So there’s been a bit of drama going on in Mo-ville over the last couple of weeks.
The big issue was basically some upheaval at work. My job was never in danger, but there needed to be some structural shuffling, and I was NOT happy with the way the winds were blowing.
I’ll spare you the details, because they aren’t important. Things are on the upswing and will most likely be ok.
The big takeaway here is the process I’ve been through over the last week or so (especially the last couple of days), and what it’s taught me.
This last week was basically the first non-baby related, non-personal crisis I’ve had in years. And it made me learn a thing or two about how I deal with crises, and how that needs to change (it also brought on a wave of re-thinking about myself and my goals, but that’s another post for another time).
I am, always have been, and always will be a drama queen. There is no doubt about it.
When something goes wrong, I freak out, I obsess, and I need to do something about it RIGHT NOW OR ELSE.
This is especially true when I’m in a situation I have no control over. This is (revelation time) most likely a big part of my persistence in getting pregnant over and over again until I finally carried to term. It was my way of trying to control a situation beyond my control. I was DOING SOMETHING.
Now don’t get me wrong – I fully stand behind my persistence. After all – it’s what brought Bunny safe and sound into this world.
But that doesn’t mean it’s a healthy approach to life in general. And I need to work on it.

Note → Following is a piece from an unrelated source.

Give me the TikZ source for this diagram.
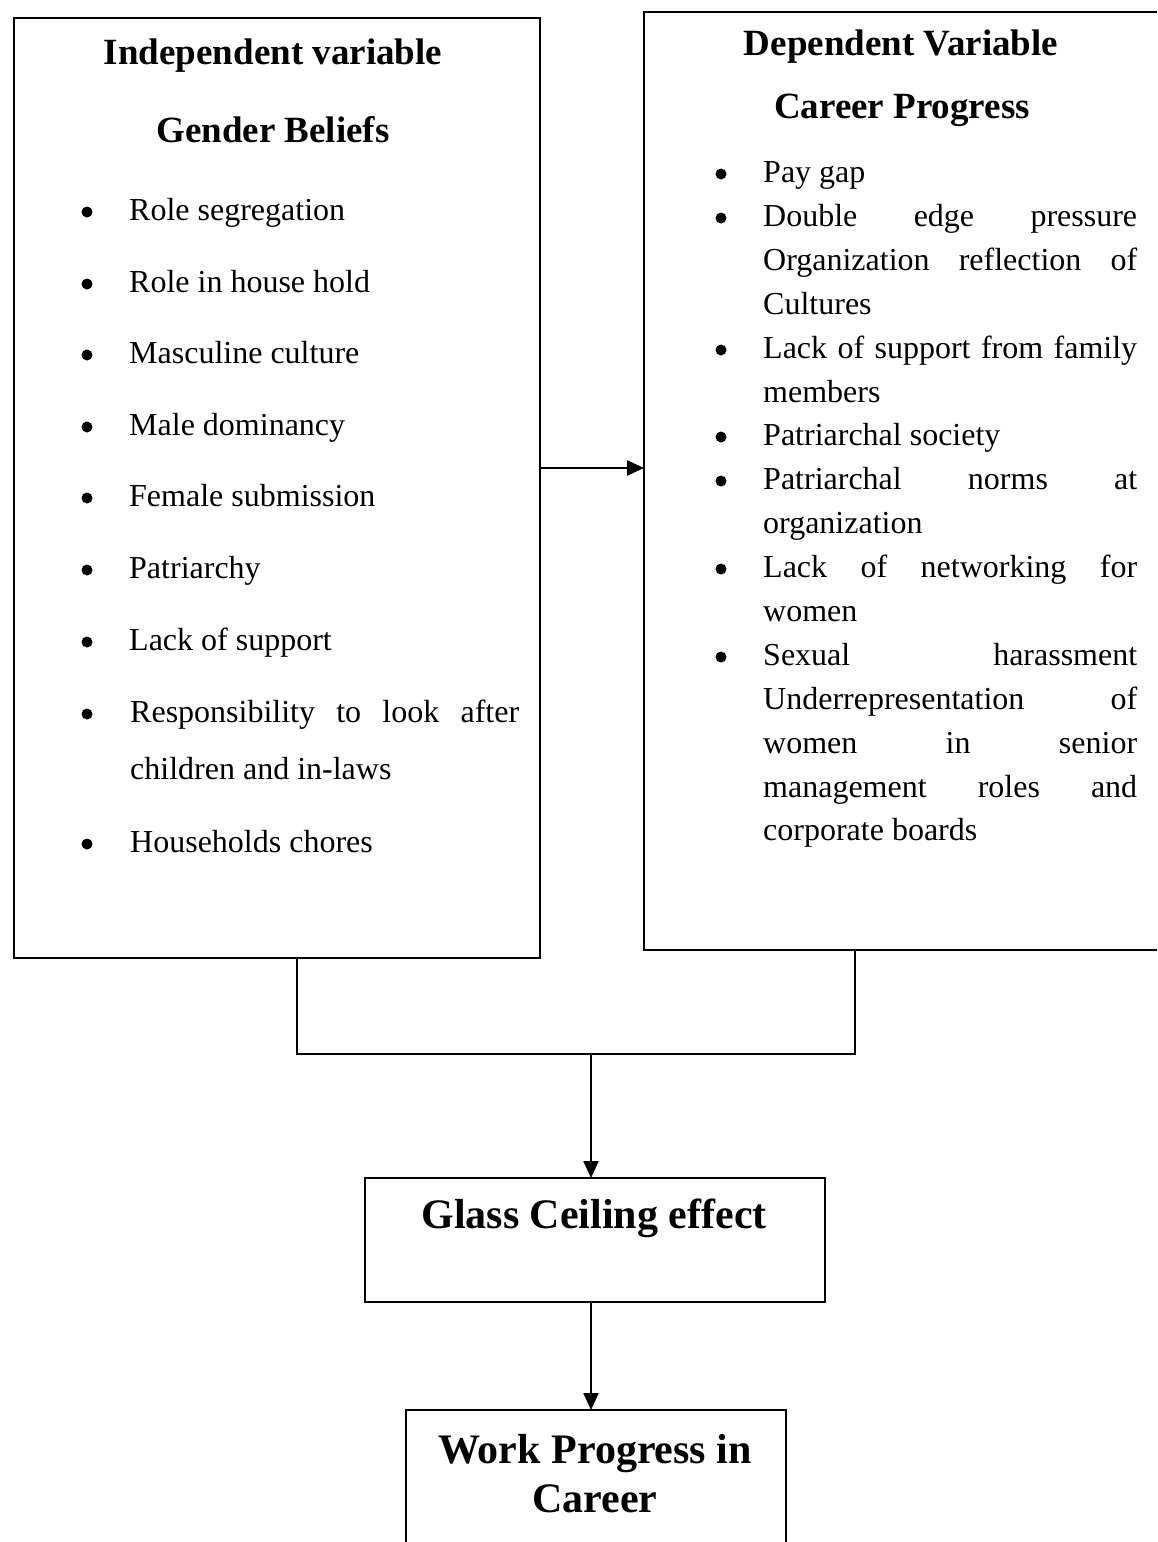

If the work upheaval was a wave, it basically crested yesterday morning. Before that I was anxious and unsteady, waiting to see what would happen. When it was becoming clear yesterday that the tides (look at me and the water metaphors!) were turning in a direction I wasn’t happy with, I freaked the fuck out.
My poor boss, and the poor head of HR bore the brunt of my freak out, though Shmerson and Squish ended up in the crossfire as well.
I was sitting in the office, literally WILLING myself not to quit my job. Until finally it became too hard to sit there. I told my boss I needed to take half a personal day and I walked out. I told Shmerson that he was on Bunny duty indefinitely. I needed some time to myself, and I wasn’t sure when I’d be home.
I immediately bought cigarettes. And carbs. And headed over to Squish’s place (one of the benefits of moving is that now my best friend’s apartment is basically spitting distance – comparatively speaking – from my place).
I cried. I ate the carbs. I left Squish’s place and I smoked. I got home and helped give Bunny a bath. Then I left the house again. And smoked some more. And ate more carbs.
Like I told Shmerson at the time: This was my method of self-destruction to keep me from doing something far more destructive.
The whole experience yesterday was… Weird. It was an “all-me” crisis. It had NOTHING to do with my family, my job as a mother, my husband. This was definitely a novelty. I hadn’t had one of these in literally YEARS. Just the fact that I wanted to be AWAY from Bunny was a first. It was nuts.*
The thing is that even though I didn’t realize it at the time, simply being Bunny’s mother informed the way I behaved and the decisions I made.
It also woke me up to the fact that I need to work on myself to behave differently in the future.
Let me be clear about this: when the fit was hitting the shan, every bone in my body was yelling: QUIT! WALK AWAY NOW! Because I was in a situation over which I had no control, and I avoid those with every fiber of my being.
And if Bunny wasn’t in the picture, chances are that I would have done just that.
And it would have been a mistake of epic proportions.
Don’t get me wrong, I made some epic mistakes yesterday. The crying, the saying stupid shit to my boss and to the head of HR, the smoking, the copious consumption of carbs. But they would have paled in comparison to quitting.
A day later – with some distance, some clarity, some more information, some heartburn, and a nice little cough – the clouds have cleared and I know that the shift that is happening at work will be ok, and that at the end of the day, I will most likely continue to love my job and want to stay there for the long haul.
Being a drama queen is part of what makes me – me. But being Bunny’s mom is another huge part of my life now, and I can’t let the drama overtake the mama.
It’s hard to describe what it was like in my head yesterday. It was like the mother part of me was watching the rest of me and was like: “Dude, what the fuck?”
If I was in a less introspective mood, this post totally could have been written as a conversation with myself.
Luckily, the mama won over the drama. I managed to hold on to a tiny iota of self control, and I didn’t hit the “self-destruct” button. At the time, it was for Bunny’s sake. Now I know it was for mine as well.
Hopefully next time the drama will lose out with less carbs, NO cigarettes, and a much smaller headache for the people around me.
But let’s be honest – I don’t want it to go away completely. It does keep things interesting.
*Quick footnote – what is up with me today and the usage of all caps? The editor in me is pissed. Ahh well.